9NEWS reported Tuesday night about a series of billboards going up in Weld County paid for out of pocket by a Boulder woman, attorney Lindasue Smollen, who has had enough of the misinformation that permeates any debate over gun policy in America today:
The new signs are in direct response to [Weld County Sheriff Steve] Reams saying he would risk going to jail before seizing anyone’s guns under the red flag law.
“It’s distasteful to me that he would not enforce a law that could prevent suicides,” she told 9NEWS.
Governor Jared Polis signed the law earlier this month, but Reams has been a vocal opponent since lawmakers introduced it. When the law goes into effect in 2020, a judge could order law enforcement to temporarily seize someone’s guns if that person is considered a risk.
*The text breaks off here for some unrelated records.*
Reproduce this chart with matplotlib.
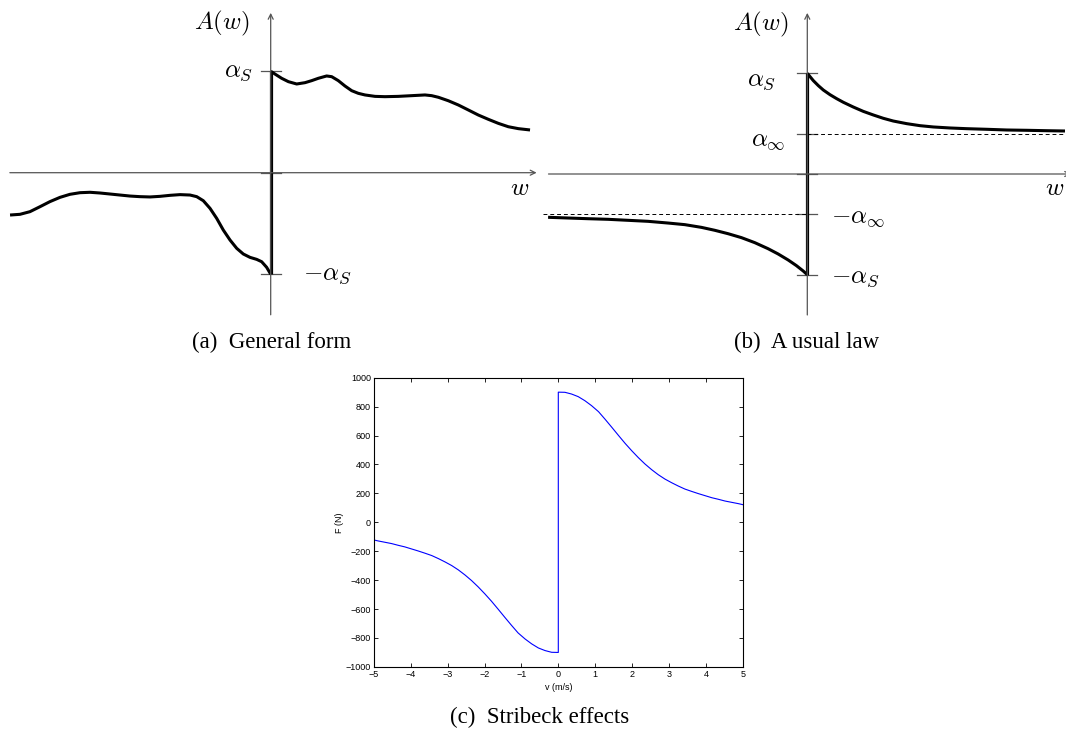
import matplotlib
matplotlib.use("Agg")
import matplotlib.pyplot as plt

plt.rcParams["mathtext.fontset"] = "cm"

# (a) general form: points (alpha_S = 1)
w_a_pos = [0.000, 0.042, 0.108, 0.174, 0.256, 0.338, 0.404, 0.469, 0.551, 0.601, 0.666,
           0.732, 0.798, 0.863, 0.929, 1.028, 1.126, 1.257, 1.389, 1.520, 1.586, 1.652,
           1.750, 1.849, 1.947, 2.046, 2.144, 2.243, 2.341, 2.440, 2.555]
A_a_pos = [1.000, 0.972, 0.930, 0.897, 0.874, 0.887, 0.907, 0.930, 0.953, 0.946, 0.907,
           0.854, 0.808, 0.782, 0.766, 0.752, 0.749, 0.752, 0.759, 0.766, 0.759, 0.743,
           0.709, 0.667, 0.618, 0.568, 0.526, 0.486, 0.453, 0.434, 0.421]
w_a_neg = [-2.568, -2.470, -2.372, -2.273, -2.175, -2.076, -1.978, -1.879, -1.780, -1.682,
           -1.583, -1.485, -1.386, -1.288, -1.189, -1.091, -0.992, -0.893, -0.795, -0.729,
           -0.664, -0.598, -0.532, -0.467, -0.401, -0.335, -0.270, -0.204, -0.138, -0.089,
           -0.040, 0.000]
A_a_neg = [-0.417, -0.410, -0.384, -0.335, -0.285, -0.243, -0.213, -0.197, -0.193, -0.200,
           -0.210, -0.220, -0.230, -0.236, -0.239, -0.233, -0.223, -0.216, -0.220, -0.236,
           -0.276, -0.351, -0.450, -0.565, -0.663, -0.745, -0.801, -0.834, -0.854, -0.877,
           -0.932, -1.000]

# (b) usual law
alpha_inf = 0.40
w_b_pos = [0.000, 0.027, 0.060, 0.110, 0.159, 0.225, 0.292, 0.358, 0.457, 0.556, 0.656,
           0.755, 0.854, 0.987, 1.119, 1.252, 1.417, 1.583, 1.781, 1.980, 2.179, 2.377, 2.559]
A_b_pos = [1.000, 0.967, 0.927, 0.877, 0.834, 0.788, 0.748, 0.712, 0.665, 0.622, 0.586,
           0.553, 0.526, 0.500, 0.480, 0.467, 0.457, 0.450, 0.444, 0.437, 0.434, 0.430, 0.427]
w_b_neg = [-2.574, -2.375, -2.176, -1.978, -1.779, -1.581, -1.382, -1.216, -1.051, -0.919,
           -0.786, -0.654, -0.521, -0.389, -0.290, -0.190, -0.108, -0.041, 0.000]
A_b_neg = [-0.430, -0.437, -0.444, -0.450, -0.460, -0.470, -0.487, -0.503, -0.530, -0.559,
           -0.593, -0.632, -0.682, -0.742, -0.794, -0.854, -0.910, -0.963, -1.000]

# (c) Stribeck curve, F (N) against v (m/s)
v_neg = [-5.00, -4.88, -4.70, -4.52, -4.34, -4.16, -3.98, -3.80, -3.61, -3.43, -3.25,
         -3.07, -2.89, -2.71, -2.53, -2.35, -2.17, -1.99, -1.81, -1.63, -1.45, -1.27,
         -1.09, -0.90, -0.72, -0.54, -0.36, -0.18, 0.00]
F_neg = [-122, -129, -138, -147, -159, -170, -184, -198, -214, -230, -251,
         -274, -299, -329, -364, -403, -447, -495, -546, -601, -657, -712,
         -765, -807, -841, -869, -887, -899, -900]
v_pos = [0.00, 0.18, 0.36, 0.54, 0.72, 0.90, 1.09, 1.27, 1.45, 1.63, 1.81, 1.99, 2.17,
         2.35, 2.53, 2.71, 2.89, 3.07, 3.25, 3.43, 3.61, 3.80, 3.98, 4.16, 4.34, 4.52,
         4.70, 4.88, 5.00]
F_pos = [900, 899, 887, 869, 841, 807, 765, 712, 657, 601, 546, 495, 447,
         403, 364, 329, 299, 274, 251, 230, 214, 198, 184, 170, 159, 147,
         138, 129, 122]

W, H = 1066, 733
fig = plt.figure(figsize=(W / 100, H / 100), dpi=100)

AXC = "#555555"
serif = "Liberation Serif"
MATH = 18


def sketch_axes(ox, oy, scale, xr=2.65, yr=1.7):
    # axes whose data origin sits at pixel (ox, oy), measured from top-left
    left = (ox - xr * scale) / W
    bottom = (H - (oy + yr * scale)) / H
    ax = fig.add_axes([left, bottom, 2 * xr * scale / W, 2 * yr * scale / H])
    ax.set_xlim(-xr, xr)
    ax.set_ylim(-yr, yr)
    ax.axis("off")
    return ax


def arrow(ax, start, end):
    ax.annotate("", xy=end, xytext=start, annotation_clip=False,
                arrowprops=dict(arrowstyle="->", color=AXC, lw=0.9,
                                mutation_scale=9, shrinkA=0, shrinkB=0))


def tick(ax, y):
    ax.plot([-0.1, 0.1], [y, y], color=AXC, lw=0.9, clip_on=False)


def curve(ax, x, y):
    ax.plot(x, y, color="black", lw=2.2, clip_on=False,
            solid_joinstyle="round", solid_capstyle="butt")


# ---- (a)
ax = sketch_axes(270.7, 172.7, 101.5)
arrow(ax, (-2.57, 0), (2.62, 0))
arrow(ax, (0, -1.40), (0, 1.575))
for y in [1, 0, -1]:
    tick(ax, y)
ax.plot([0, 0], [-1, 1], color="black", lw=2.3, solid_capstyle="butt")
curve(ax, w_a_pos, A_a_pos)
curve(ax, w_a_neg, A_a_neg)
ax.text(-0.48, 1.475, r"$A(w)$", fontsize=MATH, ha="center", va="center")
ax.text(-0.17, 1.0, r"$\alpha_S$", fontsize=MATH, ha="right", va="center")
ax.text(0.32, -1.0, r"$-\alpha_S$", fontsize=MATH, ha="left", va="center")
ax.text(2.45, -0.15, r"$w$", fontsize=MATH, ha="center", va="center")

# ---- (b)
ax = sketch_axes(807.3, 174.0, 100.7)
arrow(ax, (-2.57, 0), (2.62, 0))
arrow(ax, (0, -1.40), (0, 1.60))
for y in [1, alpha_inf, 0, -alpha_inf, -1]:
    tick(ax, y)
ax.plot([0, 2.6], [alpha_inf, alpha_inf], color="black", lw=0.7, ls=(0, (4, 3)), clip_on=False)
ax.plot([-2.62, 0], [-alpha_inf, -alpha_inf], color="black", lw=0.7, ls=(0, (4, 3)), clip_on=False)
ax.plot([0, 0], [-1, 1], color="black", lw=2.3, solid_capstyle="butt")
curve(ax, w_b_pos, A_b_pos)
curve(ax, w_b_neg, A_b_neg)
ax.text(-0.46, 1.49, r"$A(w)$", fontsize=MATH, ha="center", va="center")
ax.text(-0.31, 0.93, r"$\alpha_S$", fontsize=MATH, ha="right", va="center")
ax.text(-0.22, 0.34, r"$\alpha_\infty$", fontsize=MATH, ha="right", va="center")
ax.text(0.24, -0.43, r"$-\alpha_\infty$", fontsize=MATH, ha="left", va="center")
ax.text(0.24, -1.02, r"$-\alpha_S$", fontsize=MATH, ha="left", va="center")
ax.text(2.46, -0.14, r"$w$", fontsize=MATH, ha="center", va="center")

# ---- (c)
ax = fig.add_axes([373.8 / W, (H - 666.9) / H, 369.0 / W, 289.2 / H])
ax.plot(v_neg + v_pos, F_neg + F_pos, color="#0000ff", lw=0.8)
ax.set_xlim(-5, 5)
ax.set_ylim(-1000, 1000)
ax.set_xticks(range(-5, 6))
ax.set_yticks(range(-1000, 1001, 200))
ax.tick_params(direction="in", length=3, width=0.6, labelsize=6.5, pad=2,
               top=True, right=True)
for lab in ax.get_xticklabels() + ax.get_yticklabels():
    lab.set_family("Liberation Sans")
for s in ax.spines.values():
    s.set_linewidth(0.8)
ax.set_xlabel("v (m/s)", fontsize=6.5, family="Liberation Sans", labelpad=3)
ax.set_ylabel("F (N)", fontsize=6.5, family="Liberation Sans", labelpad=1)

# captions
fig.text(272 / W, 1 - 342 / H, "(a)  General form", fontsize=16.5, family=serif, ha="center", va="center")
fig.text(807 / W, 1 - 342 / H, "(b)  A usual law", fontsize=16.5, family=serif, ha="center", va="center")
fig.text(540 / W, 1 - 717 / H, "(c)  Stribeck effects", fontsize=16.5, family=serif, ha="center", va="center")

fig.savefig("out.png", dpi=100)
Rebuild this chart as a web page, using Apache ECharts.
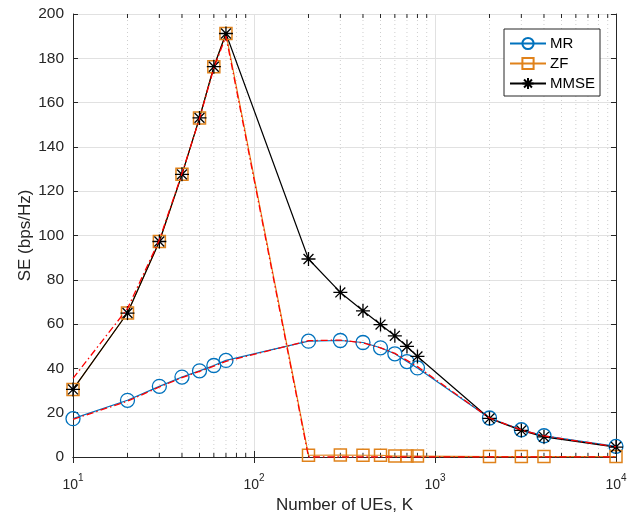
<!DOCTYPE html>
<html>
<head>
<meta charset="utf-8">
<script src="https://cdn.jsdelivr.net/npm/echarts@6/dist/echarts.min.js"></script>
<style>
html,body{margin:0;padding:0;background:#fff;}
#c{width:635px;height:514px;}
</style>
</head>
<body>
<div id="c"></div>
<script>
// ---- data ----
var K = [10, 20, 30, 40, 50, 60, 70, 200, 300, 400, 500, 600, 700, 800, 2000, 3000, 4000, 10000];
var seMR   = [17.3, 25.6, 31.9, 36.1, 38.9, 41.3, 43.6, 52.3, 52.6, 51.7, 49.3, 46.6, 43.1, 40.2, 17.6, 12.3, 9.6, 4.8];
var seZF   = [30.5, 65.0, 97.3, 127.6, 153.1, 176.2, 191.2, 0.8, 0.9, 0.8, 0.8, 0.4, 0.4, 0.4, 0.2, 0.2, 0.2, 0.2];
var seMMSE = [30.5, 65.0, 97.3, 127.6, 153.1, 176.2, 191.2, 89.4, 74.3, 66.0, 59.8, 54.7, 49.9, 45.4, 17.4, 12.0, 9.1, 4.5];
var apMR   = [17.0, 25.2, 31.6, 35.8, 38.7, 41.0, 43.2, 52.5, 52.8, 51.5, 49.3, 46.8, 43.6, 40.8, 17.6, 12.2, 9.5, 4.6];
var apZF   = [35.5, 67.0, 98.0, 128.0, 152.8, 175.6, 190.0, 0.0, 0.0, 0.0, 0.0, 0.0, 0.0, 0.0, 0.0, 0.0, 0.0, 0.0];
var minorX = [20, 30, 40, 50, 60, 70, 80, 90, 200, 300, 400, 500, 600, 700, 800, 900, 2000, 3000, 4000, 5000, 6000, 7000, 8000, 9000];
var xRange = [10, 10000];
var yRange = [0, 200];
var yStep = 20;

function pairs(xs, ys) { return xs.map(function (x, i) { return [x, ys[i]]; }); }

var FONT = 'Liberation Sans, Arial, Helvetica, sans-serif';
var TXT = '#262626';
var cBlue = '#0072BD', cOrange = '#E0821B', cRed = '#FF0000';
var asterisk = 'path://M0,-10L0,10M-10,0L10,0M-7.07,-7.07L7.07,7.07M-7.07,7.07L7.07,-7.07';

var chart = echarts.init(document.getElementById('c'), null, {renderer: 'canvas'});

var option = {
  animation: false,
  backgroundColor: '#fff',
  grid: {left: 73, right: 19, top: 14, bottom: 57, show: false, containLabel: false, outerBoundsMode: 'none'},
  legend: {
    data: ['MR', 'ZF', 'MMSE'],
    orient: 'vertical',
    left: 504, top: 29,
    backgroundColor: '#fff',
    borderColor: TXT, borderWidth: 1, borderRadius: 0,
    padding: [7, 5, 5, 5],
    itemWidth: 36, itemHeight: 14, itemGap: 5,
    textStyle: {fontFamily: FONT, fontSize: 15, color: '#000', padding: [0, 0, 0, -1]},
    selectedMode: false
  },
  xAxis: [{
    type: 'log', logBase: 10, min: xRange[0], max: xRange[1],
    name: 'Number of UEs, K', nameLocation: 'middle', nameGap: 40, nameMoveOverlap: false,
    nameTextStyle: {fontFamily: FONT, fontSize: 17, color: TXT},
    axisLine: {show: true, lineStyle: {color: TXT, width: 1}},
    axisTick: {show: true, inside: true, length: 6, lineStyle: {color: TXT}},
    splitLine: {show: true, lineStyle: {color: '#e1e1e1', width: 1}},
    axisLabel: {
      margin: 15, color: TXT, fontFamily: FONT, fontSize: 14,
      formatter: function (v) {
        var e = Math.round(Math.log10(v));
        return '{b|10}{s|' + e + '}';
      },
      rich: {
        b: {fontFamily: FONT, fontSize: 14, color: TXT, padding: [6, 0, 0, 0]},
        s: {fontFamily: FONT, fontSize: 10, color: TXT, padding: [0, 0, 8, 0]}
      }
    }
  }, {
    type: 'log', logBase: 10, min: xRange[0], max: xRange[1], position: 'top',
    axisLine: {show: true, lineStyle: {color: TXT, width: 1}},
    axisTick: {show: true, inside: true, length: 6, lineStyle: {color: TXT}},
    axisLabel: {show: false}, splitLine: {show: false}
  }],
  yAxis: [{
    type: 'value', min: yRange[0], max: yRange[1], interval: yStep,
    name: 'SE (bps/Hz)', nameLocation: 'middle', nameGap: 39, nameMoveOverlap: false,
    nameTextStyle: {fontFamily: FONT, fontSize: 17, color: TXT},
    axisLine: {show: true, lineStyle: {color: TXT, width: 1}},
    axisTick: {show: true, inside: true, length: 5, lineStyle: {color: TXT}},
    splitLine: {show: true, lineStyle: {color: '#e1e1e1', width: 1}},
    axisLabel: {margin: 9, color: TXT, fontFamily: FONT, fontSize: 15.5}
  }, {
    type: 'value', min: yRange[0], max: yRange[1], interval: yStep, position: 'right',
    axisLine: {show: true, lineStyle: {color: TXT, width: 1}},
    axisTick: {show: true, inside: true, length: 5, lineStyle: {color: TXT}},
    axisLabel: {show: false}, splitLine: {show: false}
  }],
  series: [
    {
      name: 'minor', type: 'custom', xAxisIndex: 0, yAxisIndex: 0, z: 1, silent: true,
      data: minorX.map(function (v) { return [v]; }),
      encode: {x: 0},
      renderItem: function (params, api) {
        var x = api.value(0);
        var p0 = api.coord([x, yRange[0]]);
        var p1 = api.coord([x, yRange[1]]);
        return {
          type: 'group',
          children: [
            {type: 'line', shape: {x1: p0[0], y1: p0[1], x2: p1[0], y2: p1[1]},
             style: {stroke: '#cfcfcf', lineWidth: 1, lineDash: [1, 3]}},
            {type: 'line', shape: {x1: p0[0], y1: p0[1], x2: p0[0], y2: p0[1] - 4},
             style: {stroke: TXT, lineWidth: 1}},
            {type: 'line', shape: {x1: p1[0], y1: p1[1], x2: p1[0], y2: p1[1] + 4},
             style: {stroke: TXT, lineWidth: 1}}
          ]
        };
      }
    },
    {
      name: 'MR', type: 'line', data: pairs(K, seMR), z: 3,
      symbol: 'circle', symbolSize: 14, showAllSymbol: true,
      lineStyle: {color: cBlue, width: 1.2},
      itemStyle: {color: 'rgba(0,0,0,0)', borderColor: cBlue, borderWidth: 1.3},
      emphasis: {disabled: true}
    },
    {
      name: 'ZF', type: 'line', data: pairs(K, seZF), z: 3,
      symbol: 'rect', symbolSize: 12, showAllSymbol: true,
      lineStyle: {color: cOrange, width: 1.2},
      itemStyle: {color: 'rgba(0,0,0,0)', borderColor: cOrange, borderWidth: 1.5},
      emphasis: {disabled: true}
    },
    {
      name: 'MMSE', type: 'line', data: pairs(K, seMMSE), z: 3,
      symbol: asterisk, symbolSize: 14, showAllSymbol: true,
      lineStyle: {color: '#000', width: 1.2},
      itemStyle: {color: '#000', borderColor: '#000', borderWidth: 1.3},
      emphasis: {disabled: true}
    },
    {
      name: 'MR approx', type: 'line', data: pairs(K, apMR), z: 4,
      symbol: 'none',
      lineStyle: {color: cRed, width: 1.3, type: [7, 3, 1.5, 3]},
      emphasis: {disabled: true}
    },
    {
      name: 'ZF approx', type: 'line', data: pairs(K, apZF), z: 4,
      symbol: 'none',
      lineStyle: {color: cRed, width: 1.3, type: [7, 3, 1.5, 3]},
      emphasis: {disabled: true}
    }
  ]
};
chart.setOption(option);
</script>
</body>
</html>
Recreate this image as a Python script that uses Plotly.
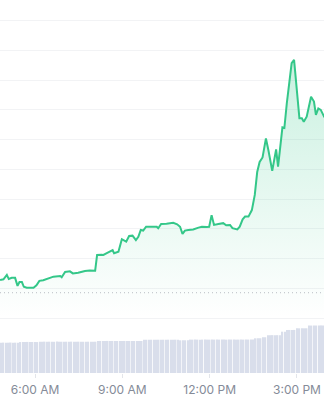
import plotly.graph_objects as go
import pandas as pd

DAY = "2024-03-14 "

line_times = ["04:48","04:55","05:02","05:06","05:12","05:19","05:24","05:28","05:33","05:37",
              "05:43","05:57","06:03","06:09","06:17","06:27","06:38","06:52","06:55","07:02",
              "07:12","07:18","07:29","07:43","07:53","08:04","08:08","08:17","08:21","08:28",
              "08:35","08:40","08:43","08:52","08:59","09:03","09:08","09:14","09:21","09:28",
              "09:33","09:38","09:43","09:49","09:57","10:11","10:14","10:20","10:31","10:45",
              "10:53","10:59","11:04","11:09","11:16","11:26","11:37","11:44","11:54","11:59",
              "12:04","12:09","12:18","12:28","12:34","12:42","12:47","12:57","13:02","13:08",
              "13:13","13:20","13:27","13:33","13:38","13:43","13:49","13:56","14:01","14:09",
              "14:17","14:21","14:30","14:34","14:39","14:44","14:49","14:54","14:59","15:05",
              "15:10","15:14","15:20","15:29","15:35","15:39","15:44","15:49","15:56","16:02"]

line_prices = [1.2128, 1.2130, 1.2145, 1.2131, 1.2135, 1.2135, 1.2108, 1.2121, 1.2121, 1.2105,
               1.2102, 1.2102, 1.2110, 1.2125, 1.2127, 1.2132, 1.2139, 1.2141, 1.2137, 1.2155,
               1.2157, 1.2150, 1.2152, 1.2158, 1.2160, 1.2159, 1.2212, 1.2213, 1.2212, 1.2218,
               1.2225, 1.2228, 1.2218, 1.2223, 1.2265, 1.2262, 1.2257, 1.2276, 1.2277, 1.2262,
               1.2273, 1.2296, 1.2294, 1.2307, 1.2307, 1.2307, 1.2302, 1.2316, 1.2317, 1.2320,
               1.2315, 1.2307, 1.2283, 1.2294, 1.2296, 1.2298, 1.2304, 1.2307, 1.2306, 1.2307,
               1.2346, 1.2313, 1.2316, 1.2319, 1.2312, 1.2313, 1.2302, 1.2298, 1.2307, 1.2332,
               1.2341, 1.2341, 1.2363, 1.2414, 1.2491, 1.2525, 1.2540, 1.2604, 1.2565, 1.2495,
               1.2567, 1.2509, 1.2641, 1.2639, 1.2722, 1.2801, 1.2857, 1.2868, 1.2789, 1.2672,
               1.2672, 1.2660, 1.2677, 1.2744, 1.2728, 1.2683, 1.2705, 1.2700, 1.2677, 1.2666]

ref_price = 1.2085      # dotted reference (open) price
base_price = 1.20       # bottom of the price area
price_ticks = [1.20, 1.21, 1.22, 1.23, 1.24, 1.25, 1.26, 1.27, 1.28, 1.29, 1.30]

vol_start = "04:50"
volumes = [9.75, 9.78, 9.72, 9.75, 9.80, 9.74, 9.76, 9.73,
           9.95, 9.98, 9.97, 10.00, 9.96, 9.97, 9.99, 9.95,
           10.07, 10.05, 10.09, 10.06, 10.08, 10.07, 10.04, 10.10, 10.07, 10.06, 10.08, 10.07,
           10.05, 10.09, 10.07, 10.06, 10.08, 10.07, 10.05, 10.08, 10.07, 10.06, 10.09, 10.07,
           10.28, 10.31, 10.30, 10.29, 10.32, 10.30, 10.31, 10.29, 10.30, 10.33, 10.30, 10.31,
           10.29, 10.30, 10.32, 10.30, 10.31, 10.29, 10.30,
           10.71, 10.70, 10.73, 10.71, 10.72, 10.70, 10.71, 10.73, 10.71, 10.70, 10.72, 10.71,
           10.70, 10.72, 10.71,
           10.52, 10.50, 10.53, 10.52,
           10.75, 10.74, 10.76, 10.75, 10.73, 10.75, 10.77, 10.75, 10.74, 10.76, 10.75, 10.74,
           10.75, 10.76, 10.75, 10.73, 10.75, 10.76, 10.75, 10.74, 10.75, 10.77, 10.75, 10.74,
           10.76, 10.75, 10.78,
           11.16, 11.15, 11.18,
           11.49, 11.50,
           12.16, 12.15, 12.18, 12.16, 12.17, 12.15,
           13.29, 13.30,
           13.84, 13.85, 13.83, 13.86,
           14.38, 14.37, 14.40, 14.38, 14.39,
           15.28, 15.27, 15.30, 15.28, 15.29, 15.31, 15.28, 15.30]

x_range = [DAY + "04:47:52", DAY + "15:55:41"]

GREEN = "rgb(52,199,137)"

lx = [DAY + t for t in line_times]
vx = pd.date_range(DAY + vol_start, periods=len(volumes), freq="5min")

fig = go.Figure()

fig.add_trace(go.Bar(x=vx, y=volumes, yaxis="y2",
                     marker=dict(color="rgb(217,222,235)", line=dict(width=0)),
                     hoverinfo="skip", showlegend=False))

fig.add_trace(go.Scatter(x=lx, y=[base_price] * len(lx), mode="lines",
                         line=dict(width=0), hoverinfo="skip", showlegend=False))

fig.add_trace(go.Scatter(x=lx, y=line_prices, mode="lines",
                         line=dict(color=GREEN, width=2),
                         fill="tonexty",
                         fillgradient=dict(type="vertical",
                                           start=base_price, stop=max(line_prices),
                                           colorscale=[[0, "rgba(52,199,137,0)"],
                                                       [1, "rgba(52,199,137,0.26)"]]),
                         showlegend=False))

fig.add_hline(y=ref_price, line=dict(color="#b9bdc5", width=1, dash="1px,3px"))

fig.update_layout(
    width=324, height=400,
    margin=dict(l=0, r=0, t=0, b=27),
    paper_bgcolor="white", plot_bgcolor="white",
    bargap=0.35,
    showlegend=False,
    xaxis=dict(type="date", range=x_range,
               tick0=DAY + "06:00", dtick=3 * 3600 * 1000,
               tickformat="%-I:%M %p",
               ticks="outside", ticklen=4, tickcolor="#e3e5ea",
               ticklabelstandoff=2,
               showgrid=False, zeroline=False, showline=False,
               tickfont=dict(family="Inter", size=12, color="#858b98")),
    yaxis=dict(range=[1.1815, 1.30696], tickvals=price_ticks,
               showticklabels=False, showgrid=True, gridcolor="#f2f3f5",
               gridwidth=1, zeroline=False, showline=False),
    yaxis2=dict(range=[0, 120], overlaying="y", showgrid=False,
                showticklabels=False, zeroline=False, showline=False),
)

fig.write_html("out.html")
Reams said he is doing what he believes is right by the Constitution and that she has the right to share the signs because of her 1st Amendment rights.
Smollen cites both Politifact and Snopes for validation of her contention in the billboard you can see above that more Americans have died from gun violence here at home in the last few decades than in all of the nation’s wars throughout history. Even though the figure includes suicides, which some gun rights supporters would like to see separately categorized from acts of violence committed against other people, it’s a sobering and verified statistic.
In response, as the Greeley Tribune’s Joe Moylan reports…something rather less “verified.”
2nd Amendment advocates also are opening up their wallets for a similar cause. In the almost two days since The Post story, 20 people have donated $665 to Lesley Hollywood’s GoFundMe campaign to pay for gun rights billboards in Colorado.
Hollywood, of Johnstown, created the campaign in November with a goal to raise $15,000 for three billboards. As of 2 p.m. Wednesday, the campaign had raised $5,230.
Here’s a mockup of the billboard pro-gun activists plan to put up, since it doesn’t actually exist yet:

Do you see the difference between the billboards paid for by Lindasue Smollen versus this “response” proposed by far-right activist Lesley Hollywood? It’s a very basic difference. In the former case, you have a contention backed up by factual evidence. In the latter, you have a claim without even an attempt at a factual basis.
The claim is in fact so sweeping that we’re left struggling to understand how it’s even irrationally supportable. Is it that the red flag law might be used against women, meaning a court would have to determine that the woman is a significant risk to herself or others if she possesses a gun for 14 days? Is it some kind of “slippery slope” argument where first they come for the guns of the mentally ill in crisis, and then everybody else’s?
Whatever the justification is, it’s not based in any reality we can identify.
And that makes these “dueling billboards” a metaphor for the entire gun debate, which is dependent on deliberate misinformation and irrational sweeping statements from the gun lobby to gin up outrage over proposals that in reality enjoy overwhelming public support.
In a perfect world, facts would always win out over fiction.
But in the battle for eyeballs, billboards compete equally.